Let this be placed here for personal memory: I watched the Bollywood film Bell Bottom in the neighbouring town of Surat, since theatres were still shut in Bombay, owing to the pandemic. So, literally, home-airport-multiplex-airport-home was that day - for a movie screening. No movie can live up to such determined expectations. Or they can, if you've been starved of a theatrical viewing for months/year? Bell Bottom was a ball - no OTT can match the popcorn plus picture as a collective/tribal exercise. Yeah, movies are stories, but they're big-event experiences first. Same for why I ended up loving Rohit Shetty's Sooryavanshi too.
Slightly underrated, have to admit, 2021 saw actor Abhishek Bachchan, in the 20th year of his career in mainstream films, leaping furthest away from his comfort zone, yes, but also risking more. Firstly with Big Bull, which was unluckily timed, if you may, since only a few months before the film, audiences had loved and lapped up Scam 1992, a full-length series on Bombay Stock Exchange's tainted kingpin Harshad Mehta. Likewise, Bachchan helmed Bob Biswas, a character already immortalised by Saswata Chatterjee in the film Kahaani. Be that as it may, Bachchan, like the two Bollywood movies on OTT platforms, stood out for trying hard enough, and eventually living up to a thoroughly watchable playlist for the year.
If the much-abused Bollywood term hat-ke ever applied appropriately to a recent film, it would fit first this Chandigarh movie about aashiqui between a man, who loves a woman, who was a man once. That the woman is the Yash Raj heroine Vaani Kapoor speaks volumes. That the man is Ayushmann Khurrana is almost a given, for tackling popular societal taboos as a filmic theme. Ayushmann draws you in with his physical transformation, Vaani holds you with her brave casting move. Between both is a film that immeasurably mainstreams an invisible community. What's there not to love?
Black comedy dealing with aftermath of death - the toughest thing to make light of - much like Seema Pahwa's wonderful Ramprasad Ki Tehrvi, which was a theatrical release in 2019, but dropped online after Pagglait. The latter stands out wholly for Sanya Malhotra, the girl from Dangal, who's scripted a decidedly mature career since her 2016 blockbuster debut.

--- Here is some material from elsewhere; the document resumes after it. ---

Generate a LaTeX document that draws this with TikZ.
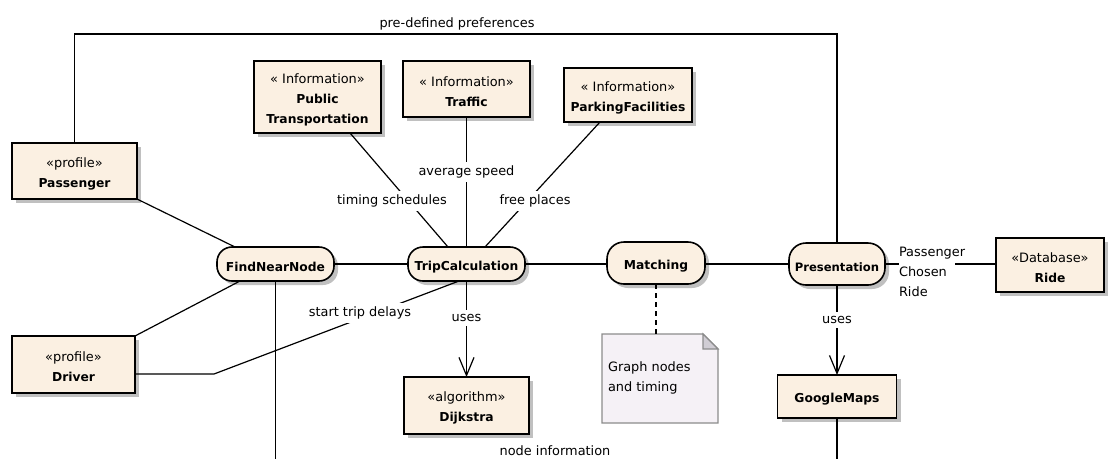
\documentclass[tikz,border=0pt]{standalone}
\usepackage{fontspec}
\setmainfont{DejaVu Sans}
\usetikzlibrary{arrows.meta,shadows}

\definecolor{boxfill}{RGB}{251,240,226}
\definecolor{notefill}{RGB}{245,241,246}
\definecolor{notedraw}{RGB}{140,140,140}
\definecolor{notefold}{RGB}{208,205,212}
\definecolor{shade}{RGB}{192,192,192}

% extra room above the first text line, so box texts sit a little low
\newcommand\toppad{\rule{0pt}{15pt}}
% bold element names, set a touch smaller than the plain text
\newcommand\elname[2][12.3]{{\fontsize{#1}{20}\selectfont\bfseries #2}}

\begin{document}
\begin{tikzpicture}[x=1pt,y=-1pt,
  font=\fontsize{12.9}{20}\selectfont,
  every node/.style={inner sep=0pt, outer sep=0pt},
  classbox/.style={draw, line width=1.6pt, fill=boxfill, align=center,
    drop shadow={shadow xshift=4pt, shadow yshift=-4pt, fill=shade, opacity=1}},
  activity/.style={classbox, rounded corners=#1},
  activity/.default=15pt,
  conn/.style={line width=1.2pt},
  usesarrow/.style={conn, -{Straight Barb[length=18pt,width=15pt,line width=1.2pt]}},
  lbl/.style={fill=white, inner xsep=1pt, inner ysep=4pt},
]
\useasboundingbox (0,0) rectangle (1112,459);

% ---- class boxes ----
\node[classbox, minimum width=125pt, minimum height=56pt] (pass) at (74.5,171)
  {\toppad«profile»\\\elname{Passenger}};
\node[classbox, minimum width=123pt, minimum height=57pt] (drv) at (73.5,364.5)
  {\toppad«profile»\\\elname{Driver}};
\node[classbox, minimum width=127pt, minimum height=72pt] (pt) at (317.5,97)
  {\toppad« Information»\\\elname{Public}\\\elname{Transportation}};
\node[classbox, minimum width=127pt, minimum height=56pt] (trf) at (466.5,89)
  {\toppad« Information»\\\elname{Traffic}};
\node[classbox, minimum width=128pt, minimum height=54pt] (park) at (628,95)
  {\toppad« Information»\\\elname{ParkingFacilities}};
\node[classbox, minimum width=108pt, minimum height=54pt] (ride) at (1050,265)
  {\toppad«Database»\\\elname{Ride}};
\node[classbox, minimum width=125pt, minimum height=57pt] (dijk) at (466.5,405.5)
  {\toppad«algorithm»\\\elname{Dijkstra}};
\node[classbox, minimum width=119pt, minimum height=43pt] (gmaps) at (837,396.5)
  {\toppad\elname{GoogleMaps}};

% ---- activities ----
\node[activity, minimum width=117pt, minimum height=34pt] (fnn) at (275.5,264)
  {\toppad\elname{FindNearNode}};
\node[activity, minimum width=117pt, minimum height=34pt] (trip) at (466.5,264)
  {\toppad\elname{TripCalculation}};
\node[activity=17pt, minimum width=98pt, minimum height=42pt] (match) at (656,263)
  {\toppad\elname{Matching}};
\node[activity=17pt, minimum width=96pt, minimum height=42pt] (pres) at (837,264)
  {\toppad\elname[11.6]{Presentation}};

% ---- note ----
\node[minimum width=116pt, minimum height=89pt] (note) at (660,378.5) {};
\filldraw[fill=notefill, draw=notedraw, line width=1.2pt]
  (note.south west) -- (note.north west) -- ([xshift=-15pt]note.north east)
  -- ([yshift=-15pt]note.north east) -- (note.south east) -- cycle;
\filldraw[fill=notefold, draw=notedraw, line width=1.2pt]
  ([xshift=-15pt]note.north east) -- ([xshift=-15pt,yshift=-15pt]note.north east)
  -- ([yshift=-15pt]note.north east) -- cycle;
% base anchor of a two-line node is the baseline of its last line
\node[anchor=base west, align=left] (notetxt) at ([xshift=6pt,yshift=-57pt]note.north west)
  {Graph nodes\\and timing};

% label beside the Presentation--Ride link (no fill, the line stops short of it)
\node[anchor=west, align=left] (pcr) at (899,272) {Passenger\\Chosen\\Ride};

% ---- connectors ----
\coordinate (prefs) at (457,34);
\coordinate (bottom) at (0,459);
\coordinate (kink) at (214,374);
\coordinate (gapend) at (955,264);

\draw[conn] (pass.north) |- (prefs) -| (pres.north);
\draw[conn] ([xshift=32.5pt]pt.south) -- ([xshift=-18.5pt]trip.north);
\draw[conn] (trf.south) -- (trip.north);
\draw[conn] ([xshift=-28pt]park.south) -- ([xshift=18.5pt]trip.north);
\draw[conn] (pass.south east) -- ([xshift=-40.5pt]fnn.north);
\draw[conn] (drv.north east) -- ([xshift=-35.5pt]fnn.south);
\draw[conn] ([yshift=-9.5pt]drv.east) -- (kink) -- ([xshift=-7.5pt]trip.south);
\draw[conn] (fnn.east) -- (trip.west);
\draw[conn] (trip.east) -- (match.west |- trip.east);
\draw[conn] (match.east |- pres.west) -- (pres.west);
\draw[conn] (pres.east) -- (pres.east -| pcr.west);
\draw[conn] (gapend) -- (ride.west |- gapend);
\draw[usesarrow] (trip.south) -- (dijk.north);
\draw[usesarrow] (pres.south) -- (gmaps.north);
\draw[conn, dash pattern=on 5pt off 4pt] (match.south) -- (match.south |- note.north);
\draw[conn] (fnn.south) -- (fnn.south |- bottom);
\draw[conn] (gmaps.south) -- (gmaps.south |- bottom);

% ---- connector labels ----
\node (lpref) at (457,24) {pre-defined preferences};
\node[lbl] (lspeed) at (466.5,172) {average speed};
\node[lbl] (ltiming) at (392,201) {timing schedules};
\node[lbl] (lfree) at (535,201) {free places};
\node[lbl] (ldelay) at (360,313) {start trip delays};
\node[lbl] (luses1) at (466.5,318) {uses};
\node[lbl] (luses2) at (837,320) {uses};
\node (lnode) at (555,451) {node information};
\end{tikzpicture}
\end{document}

Vidya Balan is quite chameleon like as Vidya Vincent in Sherni - soft yet sincere/firm. The title refers to another tigress, an actual one, who's turned man-eater. Whatever that means for forests that are encroached upon by men in the first place. That's the wildlife theme here, that isn't a creature picture, but a political film that combines concerns on ecology in ways that is equally essential and entertaining.